Data block
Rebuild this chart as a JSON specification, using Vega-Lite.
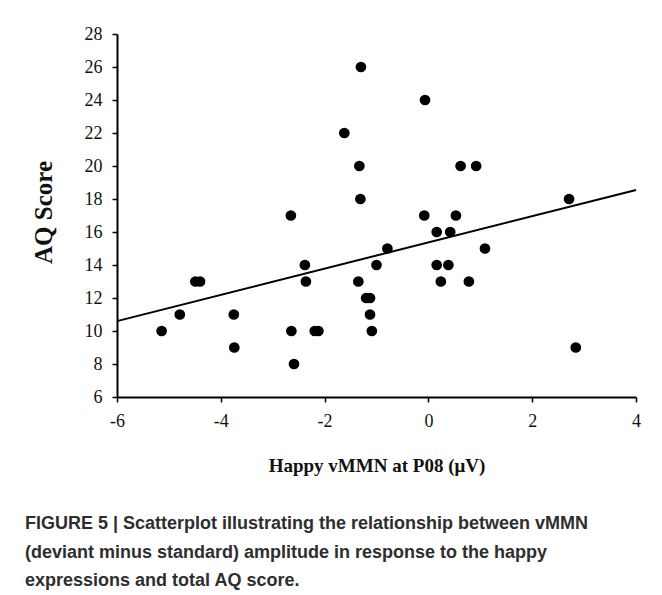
{
  "$schema": "https://vega.github.io/schema/vega-lite/v6.json",
  "width": 519,
  "height": 363,
  "autosize": {"type": "none"},
  "padding": {"left": 117, "top": 34, "right": 26, "bottom": 198},
  "background": "white",
  "config": {
    "view": {"stroke": null},
    "axis": {
      "grid": false,
      "domainColor": "black",
      "domainWidth": 2,
      "tickColor": "black",
      "tickWidth": 1.5,
      "tickSize": 5,
      "labelFont": "Liberation Serif",
      "labelFontSize": 18,
      "labelColor": "#111",
      "labelPadding": 10,
      "labelOverlap": false,
      "titleFont": "Liberation Serif",
      "titleFontWeight": "bold",
      "titleColor": "#111"
    }
  },
  "title": {
    "text": [
      "FIGURE 5 | Scatterplot illustrating the relationship between vMMN",
      "(deviant minus standard) amplitude in response to the happy",
      "expressions and total AQ score."
    ],
    "orient": "bottom",
    "anchor": "start",
    "frame": "group",
    "dx": -92,
    "offset": 40,
    "font": "Liberation Sans",
    "fontSize": 18,
    "fontWeight": "bold",
    "color": "#2e2e2e",
    "lineHeight": 28.5
  },
  "datasets": {
    "points": [
      {"amp": -5.14, "aq": 10}, {"amp": -4.79, "aq": 11}, {"amp": -4.49, "aq": 13}, {"amp": -4.40, "aq": 13},
      {"amp": -3.75, "aq": 11}, {"amp": -3.74, "aq": 9}, {"amp": -2.65, "aq": 17}, {"amp": -2.64, "aq": 10},
      {"amp": -2.59, "aq": 8}, {"amp": -2.38, "aq": 14}, {"amp": -2.36, "aq": 13}, {"amp": -2.19, "aq": 10},
      {"amp": -2.12, "aq": 10}, {"amp": -1.62, "aq": 22}, {"amp": -1.30, "aq": 26}, {"amp": -1.33, "aq": 20},
      {"amp": -1.31, "aq": 18}, {"amp": -1.35, "aq": 13}, {"amp": -1.20, "aq": 12}, {"amp": -1.125, "aq": 12},
      {"amp": -1.125, "aq": 11}, {"amp": -1.09, "aq": 10}, {"amp": -1.0, "aq": 14}, {"amp": -0.79, "aq": 15},
      {"amp": -0.065, "aq": 24}, {"amp": -0.08, "aq": 17}, {"amp": 0.16, "aq": 16}, {"amp": 0.42, "aq": 16},
      {"amp": 0.16, "aq": 14}, {"amp": 0.385, "aq": 14}, {"amp": 0.24, "aq": 13}, {"amp": 0.78, "aq": 13},
      {"amp": 0.53, "aq": 17}, {"amp": 0.62, "aq": 20}, {"amp": 0.92, "aq": 20}, {"amp": 1.09, "aq": 15},
      {"amp": 2.71, "aq": 18}, {"amp": 2.84, "aq": 9}
    ],
    "fit": [
      {"amp": -6, "aq": 10.6},
      {"amp": 4, "aq": 18.55}
    ]
  },
  "encoding": {
    "x": {
      "field": "amp", "type": "quantitative",
      "scale": {"domain": [-6, 4], "nice": false, "zero": false},
      "axis": {
        "values": [-6, -4, -2, 0, 2, 4],
        "labelExpr": "'' + datum.value",
        "title": "Happy vMMN at P08 (μV)",
        "titleFontSize": 19,
        "titleX": 259.5,
        "titleY": 68,
        "titleBaseline": "middle",
        "titleAlign": "center",
        "labelFlush": false
      }
    },
    "y": {
      "field": "aq", "type": "quantitative",
      "scale": {"domain": [6, 28], "nice": false, "zero": false},
      "axis": {
        "values": [6, 8, 10, 12, 14, 16, 18, 20, 22, 24, 26, 28],
        "labelExpr": "'' + datum.value",
        "title": "AQ Score",
        "titleFontSize": 25,
        "titleX": -74,
        "titleY": 178,
        "titleAngle": -90,
        "titleBaseline": "middle",
        "titleAlign": "center",
        "labelFlush": false
      }
    }
  },
  "layer": [
    {
      "data": {"name": "fit"},
      "mark": {"type": "line", "color": "black", "strokeWidth": 2}
    },
    {
      "data": {"name": "points"},
      "mark": {"type": "circle", "color": "black", "opacity": 1, "size": 115}
    }
  ]
}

Your objective
Reproduce the material in full, word for word, and omit the pictures.

Answer for this exercise
Rebuild this chart as a JSON specification, using Vega-Lite.
{
  "$schema": "https://vega.github.io/schema/vega-lite/v6.json",
  "width": 519,
  "height": 363,
  "autosize": {"type": "none"},
  "padding": {"left": 117, "top": 34, "right": 26, "bottom": 198},
  "background": "white",
  "config": {
    "view": {"stroke": null},
    "axis": {
      "grid": false,
      "domainColor": "black",
      "domainWidth": 2,
      "tickColor": "black",
      "tickWidth": 1.5,
      "tickSize": 5,
      "labelFont": "Liberation Serif",
      "labelFontSize": 18,
      "labelColor": "#111",
      "labelPadding": 10,
      "labelOverlap": false,
      "titleFont": "Liberation Serif",
      "titleFontWeight": "bold",
      "titleColor": "#111"
    }
  },
  "title": {
    "text": [
      "FIGURE 5 | Scatterplot illustrating the relationship between vMMN",
      "(deviant minus standard) amplitude in response to the happy",
      "expressions and total AQ score."
    ],
    "orient": "bottom",
    "anchor": "start",
    "frame": "group",
    "dx": -92,
    "offset": 40,
    "font": "Liberation Sans",
    "fontSize": 18,
    "fontWeight": "bold",
    "color": "#2e2e2e",
    "lineHeight": 28.5
  },
  "datasets": {
    "points": [
      {"amp": -5.14, "aq": 10}, {"amp": -4.79, "aq": 11}, {"amp": -4.49, "aq": 13}, {"amp": -4.40, "aq": 13},
      {"amp": -3.75, "aq": 11}, {"amp": -3.74, "aq": 9}, {"amp": -2.65, "aq": 17}, {"amp": -2.64, "aq": 10},
      {"amp": -2.59, "aq": 8}, {"amp": -2.38, "aq": 14}, {"amp": -2.36, "aq": 13}, {"amp": -2.19, "aq": 10},
      {"amp": -2.12, "aq": 10}, {"amp": -1.62, "aq": 22}, {"amp": -1.30, "aq": 26}, {"amp": -1.33, "aq": 20},
      {"amp": -1.31, "aq": 18}, {"amp": -1.35, "aq": 13}, {"amp": -1.20, "aq": 12}, {"amp": -1.125, "aq": 12},
      {"amp": -1.125, "aq": 11}, {"amp": -1.09, "aq": 10}, {"amp": -1.0, "aq": 14}, {"amp": -0.79, "aq": 15},
      {"amp": -0.065, "aq": 24}, {"amp": -0.08, "aq": 17}, {"amp": 0.16, "aq": 16}, {"amp": 0.42, "aq": 16},
      {"amp": 0.16, "aq": 14}, {"amp": 0.385, "aq": 14}, {"amp": 0.24, "aq": 13}, {"amp": 0.78, "aq": 13},
      {"amp": 0.53, "aq": 17}, {"amp": 0.62, "aq": 20}, {"amp": 0.92, "aq": 20}, {"amp": 1.09, "aq": 15},
      {"amp": 2.71, "aq": 18}, {"amp": 2.84, "aq": 9}
    ],
    "fit": [
      {"amp": -6, "aq": 10.6},
      {"amp": 4, "aq": 18.55}
    ]
  },
  "encoding": {
    "x": {
      "field": "amp", "type": "quantitative",
      "scale": {"domain": [-6, 4], "nice": false, "zero": false},
      "axis": {
        "values": [-6, -4, -2, 0, 2, 4],
        "labelExpr": "'' + datum.value",
        "title": "Happy vMMN at P08 (μV)",
        "titleFontSize": 19,
        "titleX": 259.5,
        "titleY": 68,
        "titleBaseline": "middle",
        "titleAlign": "center",
        "labelFlush": false
      }
    },
    "y": {
      "field": "aq", "type": "quantitative",
      "scale": {"domain": [6, 28], "nice": false, "zero": false},
      "axis": {
        "values": [6, 8, 10, 12, 14, 16, 18, 20, 22, 24, 26, 28],
        "labelExpr": "'' + datum.value",
        "title": "AQ Score",
        "titleFontSize": 25,
        "titleX": -74,
        "titleY": 178,
        "titleAngle": -90,
        "titleBaseline": "middle",
        "titleAlign": "center",
        "labelFlush": false
      }
    }
  },
  "layer": [
    {
      "data": {"name": "fit"},
      "mark": {"type": "line", "color": "black", "strokeWidth": 2}
    },
    {
      "data": {"name": "points"},
      "mark": {"type": "circle", "color": "black", "opacity": 1, "size": 115}
    }
  ]
}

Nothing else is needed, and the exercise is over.